***** Raw data *****

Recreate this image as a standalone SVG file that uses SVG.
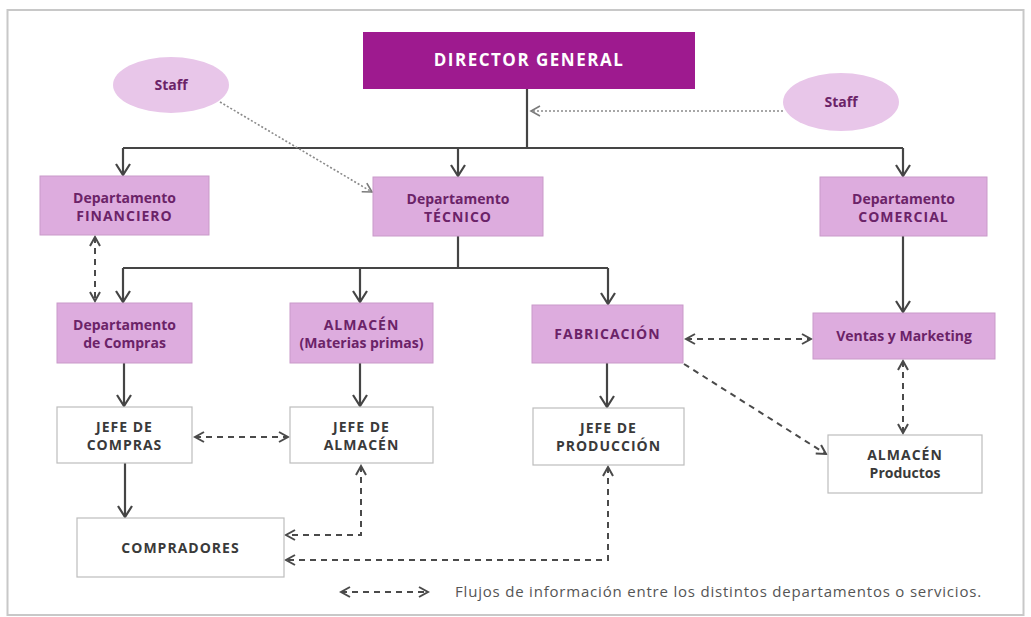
<svg xmlns="http://www.w3.org/2000/svg" width="1031" height="617" viewBox="0 0 1031 617">
<style>
.pink{fill:#ddacde;stroke:#c99ac9;stroke-width:1}
.white{fill:#ffffff;stroke:#bdbdbd;stroke-width:1.2}
.ell{fill:#e8c6e9}
.pt{font-family:"Open Sans","Liberation Sans",sans-serif;font-weight:bold;font-size:14px;fill:#6b2368;text-anchor:middle}
.wt{font-family:"Open Sans","Liberation Sans",sans-serif;font-weight:bold;font-size:14px;fill:#3a3a3a;text-anchor:middle}
.up{letter-spacing:1px}
.solid{fill:none;stroke:#454545;stroke-width:2.2}
.dash{fill:none;stroke:#4a4a4a;stroke-width:2;stroke-dasharray:6 5}
.dot{fill:none;stroke:#8a8a8a;stroke-width:1.6;stroke-dasharray:2 2}
</style>
<defs>
<marker id="ah" viewBox="-12 -8 14 16" markerWidth="14" markerHeight="16" refX="0" refY="0" orient="auto" markerUnits="userSpaceOnUse">
<path d="M-11,-7 L0,0 L-11,7" fill="none" stroke="#454545" stroke-width="2.2"/>
</marker>
<marker id="dh" viewBox="-11 -7 13 14" markerWidth="13" markerHeight="14" refX="0" refY="0" orient="auto-start-reverse" markerUnits="userSpaceOnUse">
<path d="M-9,-5 L0,0 L-9,5" fill="none" stroke="#4a4a4a" stroke-width="2"/>
</marker>
<marker id="th" viewBox="-11 -7 13 14" markerWidth="13" markerHeight="14" refX="0" refY="0" orient="auto" markerUnits="userSpaceOnUse">
<path d="M-9,-5 L0,0 L-9,5" fill="none" stroke="#7a7a7a" stroke-width="1.6"/>
</marker>
</defs>
<rect x="0" y="0" width="1031" height="617" fill="#ffffff"/>
<rect x="7.5" y="10" width="1016" height="605" fill="none" stroke="#c8c8c8" stroke-width="2"/>

<g id="connectors">
<path class="solid" d="M527,89 V148"/>
<path class="solid" d="M123,148 H903"/>
<path class="solid" d="M123,148 V175" marker-end="url(#ah)"/>
<path class="solid" d="M458,148 V176" marker-end="url(#ah)"/>
<path class="solid" d="M903,148 V176" marker-end="url(#ah)"/>
<path class="dot" d="M783,111 H531" marker-end="url(#th)"/>
<path class="dot" d="M220,102 L372,192" marker-end="url(#th)"/>
<path class="solid" d="M458,236 V268"/>
<path class="solid" d="M123,268 H608"/>
<path class="solid" d="M123,268 V302" marker-end="url(#ah)"/>
<path class="solid" d="M360,268 V302" marker-end="url(#ah)"/>
<path class="solid" d="M608,268 V304" marker-end="url(#ah)"/>
<path class="solid" d="M903,236 V312" marker-end="url(#ah)"/>
<path class="solid" d="M124,363 V406" marker-end="url(#ah)"/>
<path class="solid" d="M360,363 V406" marker-end="url(#ah)"/>
<path class="solid" d="M607,363 V407" marker-end="url(#ah)"/>
<path class="solid" d="M125,463 V517" marker-end="url(#ah)"/>
<path class="dash" d="M95,237 V301" marker-start="url(#dh)" marker-end="url(#dh)"/>
<path class="dash" d="M195,437 H288" marker-start="url(#dh)" marker-end="url(#dh)"/>
<path class="dash" d="M686,339 H811" marker-start="url(#dh)" marker-end="url(#dh)"/>
<path class="dash" d="M903,361 V433" marker-start="url(#dh)" marker-end="url(#dh)"/>
<path class="dash" d="M684,364 L826,454" marker-end="url(#dh)"/>
<path class="dash" d="M361,466 V535 H286" marker-start="url(#dh)" marker-end="url(#dh)"/>
<path class="dash" d="M608,467 V560 H286" marker-start="url(#dh)" marker-end="url(#dh)"/>
</g>

<g id="director">
<rect x="363" y="32" width="332" height="57" fill="#9e1a8f"/>
<text x="529" y="66" font-family="'Open Sans','Liberation Sans',sans-serif" font-weight="bold" font-size="17" letter-spacing="1.5" fill="#ffffff" text-anchor="middle">DIRECTOR GENERAL</text>
</g>
<g id="staff-left">
<ellipse class="ell" cx="171" cy="85" rx="58" ry="28"/>
<text class="pt" x="171" y="90" font-size="12">Staff</text>
</g>
<g id="staff-right">
<ellipse class="ell" cx="841" cy="102" rx="58" ry="29"/>
<text class="pt" x="841" y="107" font-size="12">Staff</text>
</g>
<g id="dep-financiero">
<rect class="pink" x="40" y="176" width="169" height="59"/>
<text class="pt" x="124.5" y="203">Departamento</text>
<text class="pt up" x="124.5" y="221">FINANCIERO</text>
</g>
<g id="dep-tecnico">
<rect class="pink" x="373" y="177" width="170" height="59"/>
<text class="pt" x="458" y="204">Departamento</text>
<text class="pt up" x="458" y="222">TÉCNICO</text>
</g>
<g id="dep-comercial">
<rect class="pink" x="820" y="177" width="167" height="59"/>
<text class="pt" x="903.5" y="204">Departamento</text>
<text class="pt up" x="903.5" y="222">COMERCIAL</text>
</g>
<g id="dep-compras">
<rect class="pink" x="57" y="303" width="135" height="60"/>
<text class="pt" x="124.5" y="330">Departamento</text>
<text class="pt" x="124.5" y="348">de Compras</text>
</g>
<g id="almacen-mp">
<rect class="pink" x="290" y="303" width="143" height="60"/>
<text class="pt up" x="361.5" y="330">ALMACÉN</text>
<text class="pt" x="361.5" y="348">(Materias primas)</text>
</g>
<g id="fabricacion">
<rect class="pink" x="532" y="305" width="151" height="58"/>
<text class="pt up" x="607.5" y="339">FABRICACIÓN</text>
</g>
<g id="ventas">
<rect class="pink" x="813" y="313" width="182" height="46"/>
<text class="pt" x="904" y="341">Ventas y Marketing</text>
</g>
<g id="jefe-compras">
<rect class="white" x="57" y="407" width="135" height="56"/>
<text class="wt up" x="124.5" y="432">JEFE DE</text>
<text class="wt up" x="124.5" y="450">COMPRAS</text>
</g>
<g id="jefe-almacen">
<rect class="white" x="290" y="407" width="143" height="56"/>
<text class="wt up" x="361.5" y="432">JEFE DE</text>
<text class="wt up" x="361.5" y="450">ALMACÉN</text>
</g>
<g id="jefe-produccion">
<rect class="white" x="533" y="408" width="151" height="57"/>
<text class="wt up" x="608.5" y="433">JEFE DE</text>
<text class="wt up" x="608.5" y="451">PRODUCCIÓN</text>
</g>
<g id="almacen-productos">
<rect class="white" x="828" y="435" width="154" height="58"/>
<text class="wt up" x="905" y="460">ALMACÉN</text>
<text class="wt" x="905" y="478">Productos</text>
</g>
<g id="compradores">
<rect class="white" x="77" y="518" width="207" height="59"/>
<text class="wt up" x="180.5" y="553">COMPRADORES</text>
</g>
<g id="legend">
<path class="dash" d="M341,592 H428" stroke-dasharray="5 4" marker-start="url(#dh)" marker-end="url(#dh)"/>
<text x="455" y="597" font-family="'Open Sans','Liberation Sans',sans-serif" font-size="15" letter-spacing="0.8" fill="#555555">Flujos de información entre los distintos departamentos o servicios.</text>
</g>
</svg>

*****

• _What you are asked to do_: Copy the whole listing above word for word but do not carry over the pictures.

• _Complete response_:
Recreate this image as a standalone SVG file that uses SVG.
<svg xmlns="http://www.w3.org/2000/svg" width="1031" height="617" viewBox="0 0 1031 617">
<style>
.pink{fill:#ddacde;stroke:#c99ac9;stroke-width:1}
.white{fill:#ffffff;stroke:#bdbdbd;stroke-width:1.2}
.ell{fill:#e8c6e9}
.pt{font-family:"Open Sans","Liberation Sans",sans-serif;font-weight:bold;font-size:14px;fill:#6b2368;text-anchor:middle}
.wt{font-family:"Open Sans","Liberation Sans",sans-serif;font-weight:bold;font-size:14px;fill:#3a3a3a;text-anchor:middle}
.up{letter-spacing:1px}
.solid{fill:none;stroke:#454545;stroke-width:2.2}
.dash{fill:none;stroke:#4a4a4a;stroke-width:2;stroke-dasharray:6 5}
.dot{fill:none;stroke:#8a8a8a;stroke-width:1.6;stroke-dasharray:2 2}
</style>
<defs>
<marker id="ah" viewBox="-12 -8 14 16" markerWidth="14" markerHeight="16" refX="0" refY="0" orient="auto" markerUnits="userSpaceOnUse">
<path d="M-11,-7 L0,0 L-11,7" fill="none" stroke="#454545" stroke-width="2.2"/>
</marker>
<marker id="dh" viewBox="-11 -7 13 14" markerWidth="13" markerHeight="14" refX="0" refY="0" orient="auto-start-reverse" markerUnits="userSpaceOnUse">
<path d="M-9,-5 L0,0 L-9,5" fill="none" stroke="#4a4a4a" stroke-width="2"/>
</marker>
<marker id="th" viewBox="-11 -7 13 14" markerWidth="13" markerHeight="14" refX="0" refY="0" orient="auto" markerUnits="userSpaceOnUse">
<path d="M-9,-5 L0,0 L-9,5" fill="none" stroke="#7a7a7a" stroke-width="1.6"/>
</marker>
</defs>
<rect x="0" y="0" width="1031" height="617" fill="#ffffff"/>
<rect x="7.5" y="10" width="1016" height="605" fill="none" stroke="#c8c8c8" stroke-width="2"/>

<g id="connectors">
<path class="solid" d="M527,89 V148"/>
<path class="solid" d="M123,148 H903"/>
<path class="solid" d="M123,148 V175" marker-end="url(#ah)"/>
<path class="solid" d="M458,148 V176" marker-end="url(#ah)"/>
<path class="solid" d="M903,148 V176" marker-end="url(#ah)"/>
<path class="dot" d="M783,111 H531" marker-end="url(#th)"/>
<path class="dot" d="M220,102 L372,192" marker-end="url(#th)"/>
<path class="solid" d="M458,236 V268"/>
<path class="solid" d="M123,268 H608"/>
<path class="solid" d="M123,268 V302" marker-end="url(#ah)"/>
<path class="solid" d="M360,268 V302" marker-end="url(#ah)"/>
<path class="solid" d="M608,268 V304" marker-end="url(#ah)"/>
<path class="solid" d="M903,236 V312" marker-end="url(#ah)"/>
<path class="solid" d="M124,363 V406" marker-end="url(#ah)"/>
<path class="solid" d="M360,363 V406" marker-end="url(#ah)"/>
<path class="solid" d="M607,363 V407" marker-end="url(#ah)"/>
<path class="solid" d="M125,463 V517" marker-end="url(#ah)"/>
<path class="dash" d="M95,237 V301" marker-start="url(#dh)" marker-end="url(#dh)"/>
<path class="dash" d="M195,437 H288" marker-start="url(#dh)" marker-end="url(#dh)"/>
<path class="dash" d="M686,339 H811" marker-start="url(#dh)" marker-end="url(#dh)"/>
<path class="dash" d="M903,361 V433" marker-start="url(#dh)" marker-end="url(#dh)"/>
<path class="dash" d="M684,364 L826,454" marker-end="url(#dh)"/>
<path class="dash" d="M361,466 V535 H286" marker-start="url(#dh)" marker-end="url(#dh)"/>
<path class="dash" d="M608,467 V560 H286" marker-start="url(#dh)" marker-end="url(#dh)"/>
</g>

<g id="director">
<rect x="363" y="32" width="332" height="57" fill="#9e1a8f"/>
<text x="529" y="66" font-family="'Open Sans','Liberation Sans',sans-serif" font-weight="bold" font-size="17" letter-spacing="1.5" fill="#ffffff" text-anchor="middle">DIRECTOR GENERAL</text>
</g>
<g id="staff-left">
<ellipse class="ell" cx="171" cy="85" rx="58" ry="28"/>
<text class="pt" x="171" y="90" font-size="12">Staff</text>
</g>
<g id="staff-right">
<ellipse class="ell" cx="841" cy="102" rx="58" ry="29"/>
<text class="pt" x="841" y="107" font-size="12">Staff</text>
</g>
<g id="dep-financiero">
<rect class="pink" x="40" y="176" width="169" height="59"/>
<text class="pt" x="124.5" y="203">Departamento</text>
<text class="pt up" x="124.5" y="221">FINANCIERO</text>
</g>
<g id="dep-tecnico">
<rect class="pink" x="373" y="177" width="170" height="59"/>
<text class="pt" x="458" y="204">Departamento</text>
<text class="pt up" x="458" y="222">TÉCNICO</text>
</g>
<g id="dep-comercial">
<rect class="pink" x="820" y="177" width="167" height="59"/>
<text class="pt" x="903.5" y="204">Departamento</text>
<text class="pt up" x="903.5" y="222">COMERCIAL</text>
</g>
<g id="dep-compras">
<rect class="pink" x="57" y="303" width="135" height="60"/>
<text class="pt" x="124.5" y="330">Departamento</text>
<text class="pt" x="124.5" y="348">de Compras</text>
</g>
<g id="almacen-mp">
<rect class="pink" x="290" y="303" width="143" height="60"/>
<text class="pt up" x="361.5" y="330">ALMACÉN</text>
<text class="pt" x="361.5" y="348">(Materias primas)</text>
</g>
<g id="fabricacion">
<rect class="pink" x="532" y="305" width="151" height="58"/>
<text class="pt up" x="607.5" y="339">FABRICACIÓN</text>
</g>
<g id="ventas">
<rect class="pink" x="813" y="313" width="182" height="46"/>
<text class="pt" x="904" y="341">Ventas y Marketing</text>
</g>
<g id="jefe-compras">
<rect class="white" x="57" y="407" width="135" height="56"/>
<text class="wt up" x="124.5" y="432">JEFE DE</text>
<text class="wt up" x="124.5" y="450">COMPRAS</text>
</g>
<g id="jefe-almacen">
<rect class="white" x="290" y="407" width="143" height="56"/>
<text class="wt up" x="361.5" y="432">JEFE DE</text>
<text class="wt up" x="361.5" y="450">ALMACÉN</text>
</g>
<g id="jefe-produccion">
<rect class="white" x="533" y="408" width="151" height="57"/>
<text class="wt up" x="608.5" y="433">JEFE DE</text>
<text class="wt up" x="608.5" y="451">PRODUCCIÓN</text>
</g>
<g id="almacen-productos">
<rect class="white" x="828" y="435" width="154" height="58"/>
<text class="wt up" x="905" y="460">ALMACÉN</text>
<text class="wt" x="905" y="478">Productos</text>
</g>
<g id="compradores">
<rect class="white" x="77" y="518" width="207" height="59"/>
<text class="wt up" x="180.5" y="553">COMPRADORES</text>
</g>
<g id="legend">
<path class="dash" d="M341,592 H428" stroke-dasharray="5 4" marker-start="url(#dh)" marker-end="url(#dh)"/>
<text x="455" y="597" font-family="'Open Sans','Liberation Sans',sans-serif" font-size="15" letter-spacing="0.8" fill="#555555">Flujos de información entre los distintos departamentos o servicios.</text>
</g>
</svg>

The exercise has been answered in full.